Alors que cela aurait pu susciter des critiques, l’engagement permanent et affiché de la jeune fille lui a attiré la sympathie d’une population qui se plaignait depuis des années de voir la gestion de ses affaires publiques uniquement confiée à la vieille garde de sa classe politique. « Je suis enthousiaste. On me dit que je vais servir de référence pour les jeunes. J’accepte ce défi comme j’ai accepté d’autres rôles de leadership. C’est un territoire et un espace politique inexplorés, mais je suis prête à relever le défi », a déclaré Emma Theofelus.

Celle qui cumule désormais les fonctions de vice-ministre des TIC et de député ne craint pas les défis. « Je ne me sens pas spéciale, mais je ne suis pas inexpérimentée », assure-t-elle. Désormais, elle va découvrir une autre sphère, un autre niveau de gestion mais également de nouveaux leviers qui pourraient lui permettre d’apporter de nouvelles contributions àà la défense de ses causes. Pour le moment, comme l’affiche son compte Linkedin, elle continue de se définir en tant « qu’avocate et défenseur de la justice sociale ayant fait ses preuves dans le secteur des services juridiques et de la défense des droits. Compétente en prise de parole en public, en recherche juridique, en gestion des relations publiques, en égalité des sexes et des enfants, et en militantisme pour la jeunesse ».

Pour le moment, comme l’affiche son compte Linkedin, elle continue de se définir en tant « qu’avocate et défenseur de la justice sociale ayant fait ses preuves dans le secteur des services juridiques et de la défense des droits.

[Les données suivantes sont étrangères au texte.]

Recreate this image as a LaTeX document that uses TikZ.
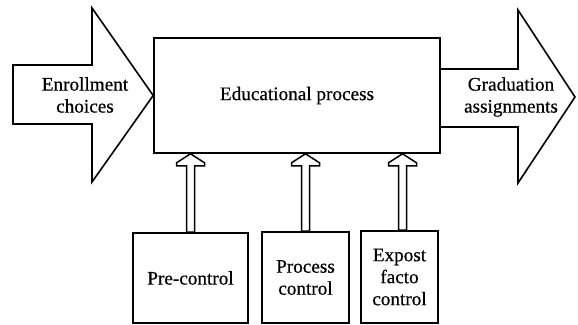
\documentclass[tikz,border=0pt]{standalone}
\usepackage{fontspec}
\setmainfont{Liberation Serif}
\newfontfamily\diagfont[FakeBold=0.5]{Liberation Serif}
\usetikzlibrary{calc}
\newcommand\hollowup[3]{%
  \draw[hollow] ($(#1.north |- #2.south)+(#3,0)$) -- ++(14,9) -- ++(0,3) -- ++(-10,0)
    -- ($(#1.north)+(#3+4,0)$) -- ($(#1.north)+(#3-4,0)$)
    -- ($(#1.north |- #2.south)+(#3-4,12)$) -- ++(-10,0) -- ++(0,-3) -- cycle;}
\begin{document}
\begin{tikzpicture}[x=1pt,y=-1pt,
  every node/.style={font=\diagfont\fontsize{19.2}{22}\selectfont, align=center, inner sep=0pt},
  boxst/.style={draw, line width=1.6pt},
  bigarrow/.style={draw, line width=1.6pt, line join=miter},
  hollow/.style={draw, line width=1.5pt, fill=white}]
\useasboundingbox (0,0) rectangle (578,324);
% main box
\node[boxst, minimum width=286pt, minimum height=115pt] (main) at (297,95.5) {Educational process};
% bottom boxes
\node[boxst, minimum width=115pt, minimum height=90pt] (pre) at (190.5,278) {Pre-control};
\node[boxst, minimum width=87pt, minimum height=91pt] (proc) at (305.5,277.5) {Process\\control};
\node[boxst, minimum width=77pt, minimum height=92pt] (expost) at (399.5,277) {Expost\\facto\\control};
% left big arrow
\draw[bigarrow] (13,65) -- (92,65) -- (92,8) -- (main.west) -- (92,182) -- (92,124) -- (13,124) -- cycle;
\node (enroll) at (85,95) {Enrollment\\choices};
% right big arrow
\draw[bigarrow] (main.east |- 0,69) -- (518,69) -- (518,10) -- (575,97) -- (518,183) -- (518,127) -- (main.east |- 0,127);
\node (grad) at (511,97) {Graduation\\assignments};
% hollow arrows
\hollowup{pre}{main}{0}
\hollowup{proc}{main}{0}
\hollowup{expost}{main}{3}
\end{tikzpicture}
\end{document}
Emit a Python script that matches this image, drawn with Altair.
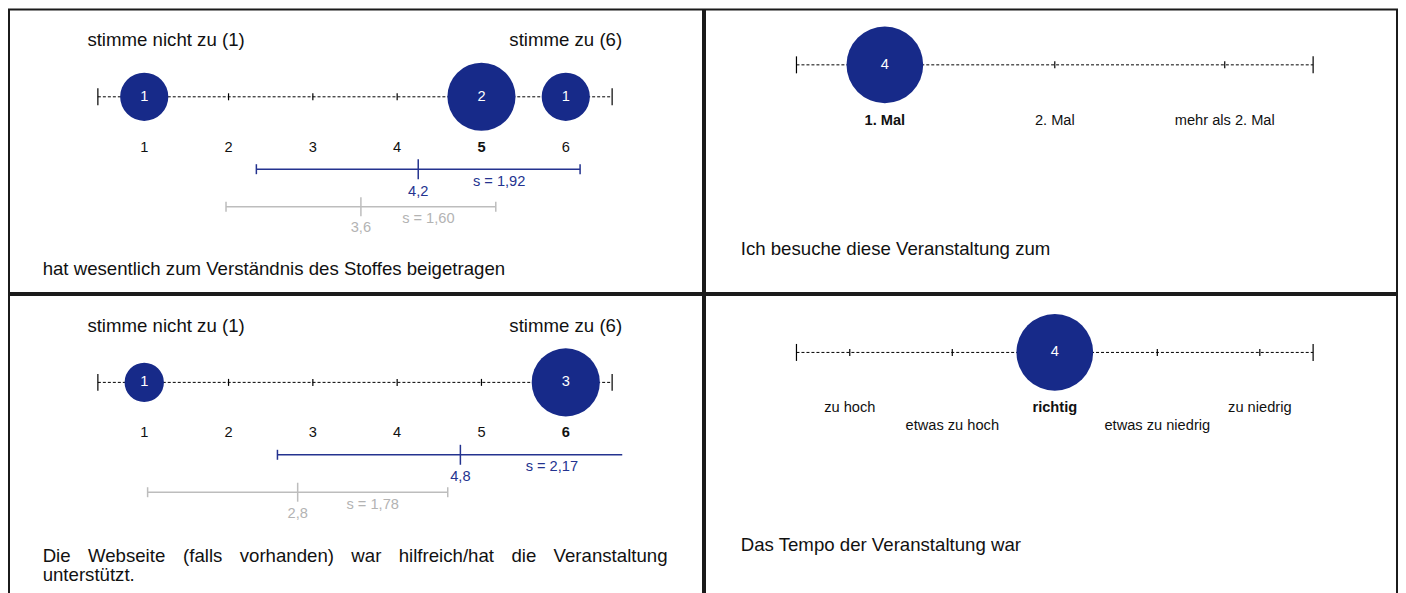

Seulement, on se dit bien que dans son esprit, Emma Theofelus doit certainement penser, comme son modèle Saara Kuugongelwa Amadhila, au poste de Premier ministre. Peut-être y arrivera-t-elle avant ses 34 ans, l’âge auquel la finlandaise Sanna Marin est devenue, en fin d’année dernière, la plus jeune Première ministre de la planète. Mais pour Emma Theofelus, cela semble être secondaire. Pour le moment, la jeune Namibienne le clame haut et fort, elle cherche essentiellement des moyens d’améliorer le quotidien de ses compatriotes.